Por eso lo que está en crisis en México es el arreglo institucional mismo, los supuestos en los que se basa la legitimidad del control estatal. El principal servicio que debe dar un Estado, que se deriva directamente de su ventaja en la violencia, es el de poner las reglas del juego de los grupos sociales, eso que llamamos instituciones. Las reglas del juego son las que generan los incentivos que determinan la manera en la que los humanos nos relacionamos y distribuimos el bienestar. El Estado es el regulador principal de la convivencia y el intercambio y en México siempre ha sido débil en esa función, pues el cumplimiento de la ley siempre está en negociación y su aplicación depende de capacidad y los recursos de cada individuo o grupo.
La crisis de México es de reglas. Hoy el Estado no puede garantizar la seguridad de las personas, pero tampoco la educación de calidad o las certidumbres suficientes para un desempeño económico eficaz con distribución de los beneficios pues la debilidad histórica del Estado mexicano ha sido su pertinaz incapacidad de cobrar impuestos. El bandido estacionario mexicano se reprodujo como un arreglo mafioso o, si se prefiere, patrimonial, donde el control territorial iba acompañado de poco sueldo pero mucha capacidad de interpretación particular de las reglas que se debían ejecutar y con enorme tolerancia para el cobro privado de los servicios de interpretación ofrecidos; lo que se dice corrupción.
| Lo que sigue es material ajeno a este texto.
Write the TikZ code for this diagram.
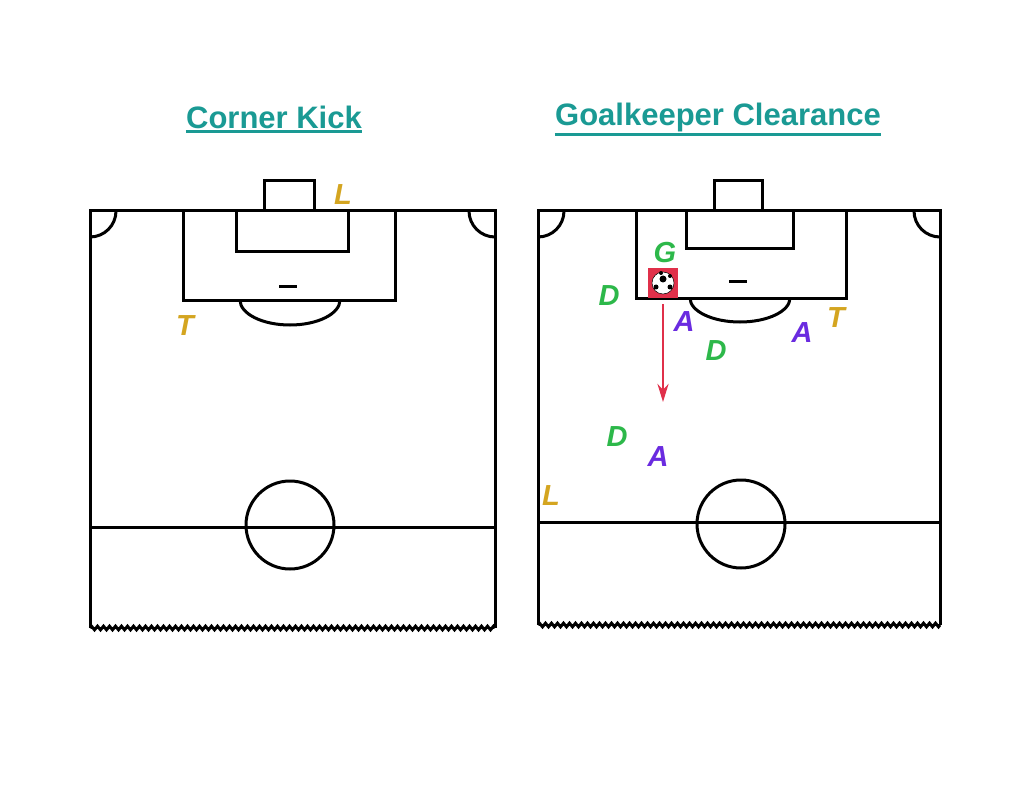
\documentclass[tikz,border=0pt]{standalone}
\usepackage{fontspec}
\setmainfont{Liberation Sans}
\usetikzlibrary{decorations.pathmorphing,arrows.meta}
\definecolor{teal1}{HTML}{1A9A94}
\definecolor{gold1}{HTML}{D4A520}
\definecolor{green1}{HTML}{2DB84A}
\definecolor{purp1}{HTML}{6A2BE0}
\definecolor{red1}{HTML}{E0304A}
\tikzset{
  line/.style={line width=3pt,black},
  title/.style={text=teal1,font=\fontsize{31}{36}\selectfont\bfseries},
  pl/.style={font=\fontsize{29}{32}\selectfont\bfseries\itshape},
  zz/.style={decorate,decoration={zigzag,segment length=6pt,amplitude=1.8pt}}
}
\newcommand{\pitch}[7]{%
 \draw[line] (#1,#4) -- (#1,211) -- (#2,211) -- (#2,#4);
 \draw[line,zz] (#1,#4) -- (#2,#4);
 \draw[line] (#1,#3) -- (#2,#3);
 \draw[line] (#1,237) arc[start angle=90,end angle=0,radius=26];
 \draw[line] (#2,237) arc[start angle=90,end angle=180,radius=26];
 \draw[line] (#5,211) -- (#5,#7) -- (#6,#7) -- (#6,211);
}
\begin{document}
\begin{tikzpicture}[x=1pt,y=-1pt]
\useasboundingbox[fill=white] (0,0) rectangle (1024,791);
\node[title,inner sep=0] (t1) at (274,117) {Corner Kick};
\draw[teal1,line width=2.4pt] (t1.south west) ++(0,3) -- ([yshift=-3pt]t1.south east);
\node[title,inner sep=0] (t2) at (718,117) {Goalkeeper Clearance};
\draw[teal1,line width=2.4pt] (t2.south west) ++(0,3) -- ([yshift=-3pt]t2.south east);
% left
\pitch{90}{495}{527}{628}{183}{395}{300}
\draw[line] (236,211) -- (236,252) -- (348,252) -- (348,211);
\draw[line] (264,211) -- (264,181) -- (314,181) -- (314,211);
\draw[line] (279,287) -- (297,287);
\draw[line] (240,300) arc[start angle=180,end angle=0,x radius=50,y radius=25];
\draw[line] (290,525) circle[radius=44];
\node[pl,text=gold1] (l1) at (343,195) {L};
\node[pl,text=gold1] (t1p) at (185,326) {T};
% right
\pitch{538}{940}{522}{625}{636}{846}{298}
\draw[line] (686,211) -- (686,249) -- (793,249) -- (793,211);
\draw[line] (714,211) -- (714,181) -- (762,181) -- (762,211);
\draw[line] (729,282) -- (747,282);
\draw[line] (690,298) arc[start angle=180,end angle=0,x radius=50,y radius=24];
\draw[line] (741,524) circle[radius=44];
\node[pl,text=green1] (g) at (665,253) {G};
\node[fill=red1,minimum size=30pt,inner sep=0] (ball) at (663,283) {};
\fill[white,draw=black,line width=0.5pt] (ball.center) circle[radius=11];
\fill[black] (663,279) circle[radius=3.5];
\fill[black] (656,287) circle[radius=2.5];
\fill[black] (670,287) circle[radius=2.5];
\fill[black] (661,273) circle[radius=2];
\fill[black] (670,276) circle[radius=2];
\coordinate (aend) at (663,402);
\draw[red1,line width=2.6pt,-{Stealth[length=18pt,width=11pt]}] (ball.south) ++(0,6) -- (aend);
\node[pl,text=green1] (d1) at (609,296) {D};
\node[pl,text=purp1] (a1) at (684,322) {A};
\node[pl,text=green1] (d2) at (716,351) {D};
\node[pl,text=purp1] (a2) at (802,333) {A};
\node[pl,text=gold1] (t2p) at (836,318) {T};
\node[pl,text=green1] (d3) at (617,437) {D};
\node[pl,text=purp1] (a3) at (658,457) {A};
\node[pl,text=gold1] (l2) at (551,496) {L};
\end{tikzpicture}
\end{document}
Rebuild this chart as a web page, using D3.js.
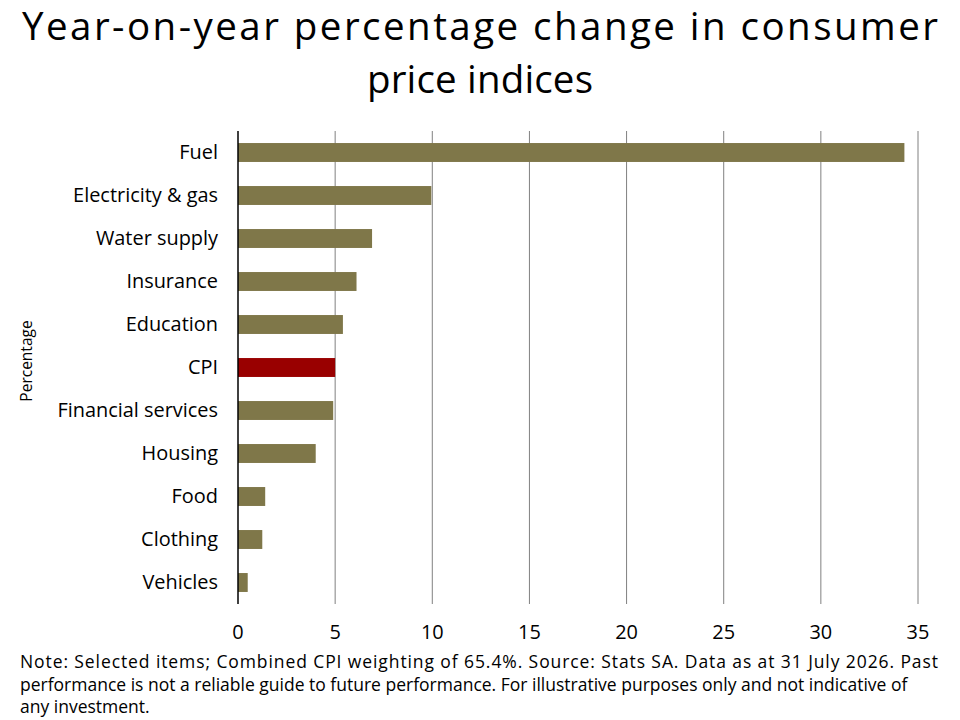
<!DOCTYPE html>
<html>
<head>
<meta charset="utf-8">
<script src="https://cdn.jsdelivr.net/npm/d3@7"></script>
<style>
  html, body { margin: 0; padding: 0; background: #fff; }
  svg { display: block; }
</style>
</head>
<body>
<svg id="chart" width="960" height="720"></svg>
<script>
const categories = ["Fuel", "Electricity & gas", "Water supply", "Insurance", "Education", "CPI",
  "Financial services", "Housing", "Food", "Clothing", "Vehicles"];
const values = [34.3, 9.95, 6.9, 6.1, 5.4, 5.0, 4.9, 4.0, 1.4, 1.25, 0.5];
const highlight = "CPI";
const xTicks = [0, 5, 10, 15, 20, 25, 30, 35];
const titleLines = ["Year-on-year percentage change in consumer", "price indices"];
const noteLines = [
  "Note: Selected items; Combined CPI weighting of 65.4%. Source: Stats SA. Data as at 31 July 2026. Past",
  "performance is not a reliable guide to future performance. For illustrative purposes only and not indicative of",
  "any investment."
];
const yTitle = "Percentage";

(function () {
const svg = d3.select("#chart");
const bodyFont = "'Open Sans', 'Noto Sans', sans-serif";
const titleFont = "'Open Sans', 'Noto Sans', sans-serif";

const pLeft = 238, pRight = 918, pTop = 131, pBottom = 604;
const x = d3.scaleLinear().domain([0, 35]).range([pLeft, pRight]);
const y = d3.scaleBand().domain(categories).range([pTop, pBottom]).paddingInner(0.56).paddingOuter(0.28);

function fitSize(sel, targetW, startSize) {
  sel.style("font-size", startSize + "px");
  const w = sel.node().getComputedTextLength();
  const s = startSize * targetW / w;
  sel.style("font-size", s + "px");
  return s;
}
function stretchTo(sel, targetW) {
  const w = sel.node().getComputedTextLength();
  if (w < targetW) sel.attr("textLength", targetW).attr("lengthAdjust", "spacing");
}

// Title
const titleSize = 38.5;
const titleY = [40, 93];
const titleW = [916, 226];
titleLines.forEach((t, i) => {
  const el = svg.append("text").attr("x", 480).attr("y", titleY[i]).attr("text-anchor", "middle")
    .style("font-family", titleFont).style("font-size", titleSize + "px").style("font-weight", 500)
    .style("fill", "#000").text(t);
  const w = el.node().getComputedTextLength();
  if (w > titleW[i]) fitSize(el, titleW[i], titleSize);
  else stretchTo(el, titleW[i]);
});

// Gridlines
svg.append("g").selectAll("line").data(xTicks.filter(d => d > 0)).join("line")
  .attr("x1", d => x(d)).attr("x2", d => x(d)).attr("y1", pTop).attr("y2", pBottom)
  .attr("stroke", "#808080").attr("stroke-width", 1);

// Bars
svg.append("g").selectAll("rect").data(categories).join("rect")
  .attr("x", x(0)).attr("y", d => y(d))
  .attr("width", (d, i) => x(values[i]) - x(0))
  .attr("height", y.bandwidth())
  .attr("fill", d => d === highlight ? "#990000" : "#7f7749");

// Axis line
svg.append("line").attr("x1", x(0)).attr("x2", x(0)).attr("y1", pTop).attr("y2", pBottom)
  .attr("stroke", "#000").attr("stroke-width", 1.5);

// Category labels
const catG = svg.append("g");
const probe = catG.append("text").style("font-family", bodyFont).text("Electricity & gas");
const cs = fitSize(probe, 145, 18);
probe.remove();
catG.selectAll("text").data(categories).join("text")
  .attr("x", 218).attr("y", d => y(d) + y.bandwidth() / 2).attr("dy", "0.35em")
  .attr("text-anchor", "end").style("font-family", bodyFont).style("font-size", cs + "px")
  .style("fill", "#000").text(d => d);

// X tick labels
svg.append("g").selectAll("text").data(xTicks).join("text")
  .attr("x", d => x(d)).attr("y", 639).attr("text-anchor", "middle")
  .style("font-family", bodyFont).style("font-size", cs + "px").style("fill", "#000")
  .text(d => d);

// Y title
svg.append("text").attr("transform", "translate(32,361) rotate(-90)").attr("text-anchor", "middle")
  .style("font-family", bodyFont).style("font-size", "15.5px").style("fill", "#000").text(yTitle);

// Notes
const noteY = [668, 691, 713];
const noteW = [918, 921, 135];
const n2 = svg.append("text").attr("x", 20).attr("y", noteY[1]).style("font-family", bodyFont)
  .style("fill", "#000").text(noteLines[1]);
const ns = Math.min(17.5, fitSize(n2, noteW[1], 17));
n2.style("font-size", ns + "px");
[0, 2].forEach(i => {
  const el = svg.append("text").attr("x", 20).attr("y", noteY[i]).style("font-family", bodyFont)
    .style("font-size", ns + "px").style("fill", "#000").text(noteLines[i]);
  const w = el.node().getComputedTextLength();
  if (w > noteW[i]) fitSize(el, noteW[i], ns);
  else if (i === 0) stretchTo(el, noteW[i]);
});
})();
</script>
</body>
</html>
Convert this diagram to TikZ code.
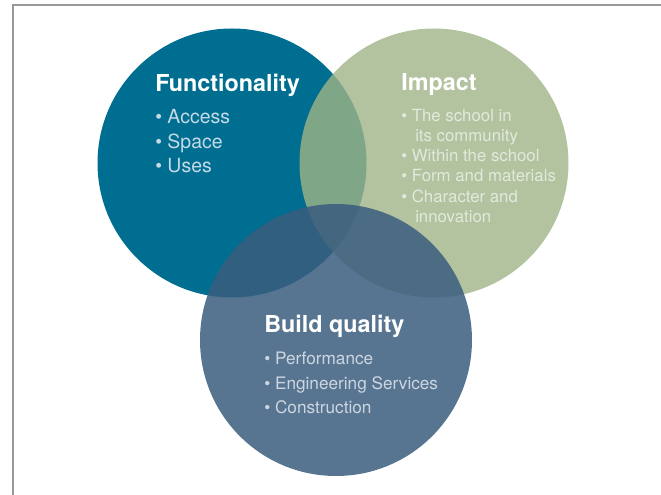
\documentclass[tikz,border=0pt]{standalone}
\usepackage{fontspec}
\setmainfont{TeX Gyre Heros}
\usepackage{tikz}
\usetikzlibrary{positioning}
\definecolor{funcblue}{RGB}{0,110,144}
\definecolor{impgreen}{RGB}{160,180,135}
\definecolor{buildslate}{RGB}{58,93,126}
\definecolor{funcitem}{RGB}{196,218,230}
\definecolor{impitem}{RGB}{226,233,220}
\definecolor{builditem}{RGB}{205,214,224}
\tikzstyle{venn} = [circle, minimum size=201.75pt, inner sep=0pt]
\tikzstyle{head} = [anchor=base west, inner sep=0pt, text=white, font=\fontsize{17.5}{20}\selectfont\bfseries]
\tikzstyle{itemf} = [anchor=base west, inner sep=0pt, text=funcitem, font=\fontsize{14.6}{17}\selectfont]
\tikzstyle{itemi} = [anchor=base west, inner sep=0pt, text=impitem, font=\fontsize{12.6}{15}\selectfont]
\tikzstyle{itemb} = [anchor=base west, inner sep=0pt, text=builditem, font=\fontsize{12.9}{15}\selectfont]
\begin{document}
\begin{tikzpicture}[x=0.75pt, y=-0.75pt]
	\useasboundingbox (0,0) rectangle (661,495);
	% frame
	\draw[gray!80, line width=1.2pt] (13,495) -- (13,5) -- (661,5);
	
	% circles
	\node[venn, fill=funcblue] (func) at (232,163) {};
	\node[venn, fill=impgreen, fill opacity=0.8] (imp) at (434,163) {};
	\node[venn, fill=buildslate, fill opacity=0.85, minimum size=204pt] (build) at (336,340) {};
	
	% Functionality
	\node[head] (funchead) at (155,92) {Functionality};
	\node[itemf] (func1) at (155,124) {\textbullet{} Access};
	\node[itemf] (func2) at (155,149) {\textbullet{} Space};
	\node[itemf] (func3) at (155,173) {\textbullet{} Uses};
	
	% Impact
	\node[head] (imphead) at (401,91) {Impact};
	\node[itemi] (imp1) at (401,122) {\textbullet{} The school in};
	\node[itemi] (imp1b) at (415,142) {its community};
	\node[itemi] (imp2) at (401,162) {\textbullet{} Within the school};
	\node[itemi] (imp3) at (401,182) {\textbullet{} Form and materials};
	\node[itemi] (imp4) at (401,203) {\textbullet{} Character and};
	\node[itemi] (imp4b) at (415,223) {innovation};
	
	% Build quality
	\node[head] (buildhead) at (264,333) {Build quality};
	\node[itemb] (build1) at (264,365) {\textbullet{} Performance};
	\node[itemb] (build2) at (264,390) {\textbullet{} Engineering Services};
	\node[itemb] (build3) at (264,414) {\textbullet{} Construction};
\end{tikzpicture}
\end{document}
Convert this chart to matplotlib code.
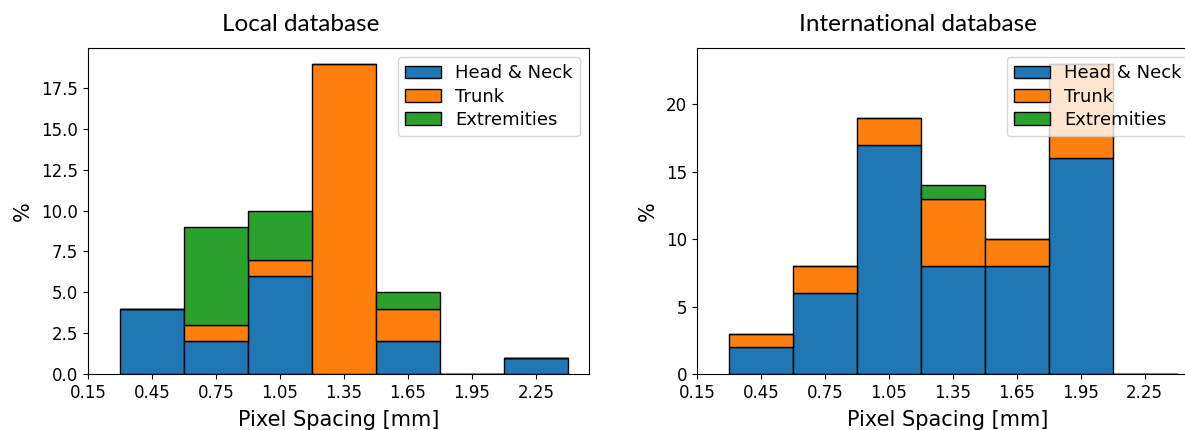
import numpy as np
import matplotlib.pyplot as plt

# Pixel spacing bins (0.3 mm wide, centres at 0.45 ... 2.25)
bin_centres = [0.45, 0.75, 1.05, 1.35, 1.65, 1.95, 2.25]
tick_values = [0.15, 0.45, 0.75, 1.05, 1.35, 1.65, 1.95, 2.25]
labels = ["Head & Neck", "Trunk", "Extremities"]
colors = ["#1f77b4", "#ff7f0e", "#2ca02c"]

# Local database, % of cases per body region
local_head = [4, 2, 6, 0, 2, 0, 1]
local_trunk = [0, 1, 1, 19, 2, 0, 0]
local_extr = [0, 6, 3, 0, 1, 0, 0]

# International database
intl_head = [2, 6, 17, 8, 8, 16, 0]
intl_trunk = [1, 2, 2, 5, 2, 7, 0]
intl_extr = [0, 0, 0, 1, 0, 0, 0]

fig = plt.figure(figsize=(11.85, 4.30), dpi=100)
ax1 = fig.add_axes([0.0743, 0.1302, 0.4228, 0.7581])
ax2 = fig.add_axes([0.5882, 0.1302, 0.4228, 0.7581])


def stacked(ax, series):
    bottom = np.zeros(len(bin_centres))
    for vals, lab, col in zip(series, labels, colors):
        ax.bar(bin_centres, vals, width=0.3, bottom=bottom, color=col,
               edgecolor="black", linewidth=1.0, label=lab)
        bottom += np.array(vals)
    ax.set_xlim(0.15, 2.5)
    ax.set_ylim(0, bottom.max() * 1.05)
    ax.set_xticks(tick_values)
    ax.set_xticklabels([f"{t:.2f}" for t in tick_values])
    ax.tick_params(labelsize=12)
    ax.set_xlabel("Pixel Spacing [mm]", fontsize=15, labelpad=6)
    ax.set_ylabel("%", fontsize=15, labelpad=6)
    ax.legend(loc="upper right", fontsize=13, labelspacing=0.3)


stacked(ax1, [local_head, local_trunk, local_extr])
stacked(ax2, [intl_head, intl_trunk, intl_extr])

fig.text(0.254, 0.942, "Local database", ha="center", va="center",
         fontsize=17.5, family="Lato")
fig.text(0.7747, 0.942, "International database", ha="center", va="center",
         fontsize=17.5, family="Lato")

fig.savefig("out.png", dpi=100)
Los narcotraficantes eran unos más entre la multitud de actores sociales que cotidianamente en México negocian la tolerancia de su incumplimiento de la ley; sólo pagaban mejor y se cobraban más caro las faltas a los acuerdos. Pero Calderón decidió hacerles la guerra en nombre de la ley y el orden y los convirtió en competidores. El objetivo pudo ser loable, pero erró la estrategia. Si se iba a empezar por ahí a aplicar la ley, se debió comenzar por la depuración y reforma de todo el sistema judicial y, sobre todo, del ministerio público. Se debió comenzar por rediseñar los mecanismos del Estado para hacer cumplir la ley y hacer las cosas conforme a derecho, incluso con sus reformas ad hoc a las garantías constitucionales. Comenzó por sacar los soldados a la calle y descarnó su pretensión de monopolio, pero resultó que los malos decidieron retarlo a campo abierto. En el camino, parece que está arrollando, como daño colateral, a la posibilidad de construcción de un nuevo marco institucional más equitativo y con mayor consenso a través de la democracia.
El Presidente ha llamado al diálogo. Sería bueno que, ahora sí, se dieran todos cuenta de que es lo que se debe discutir, más allá de la salida acordada a la crisis inmediata. Ahora sí se hace necesaria la reforma del Estado, porque sin Estado nadie puede gobernar, y para ello es indispensable comenzar a discutir una nueva constitución, consensual y democrática, que dote de nueva legitimidad al poder del Estado, porque si no, van a ganar los malos.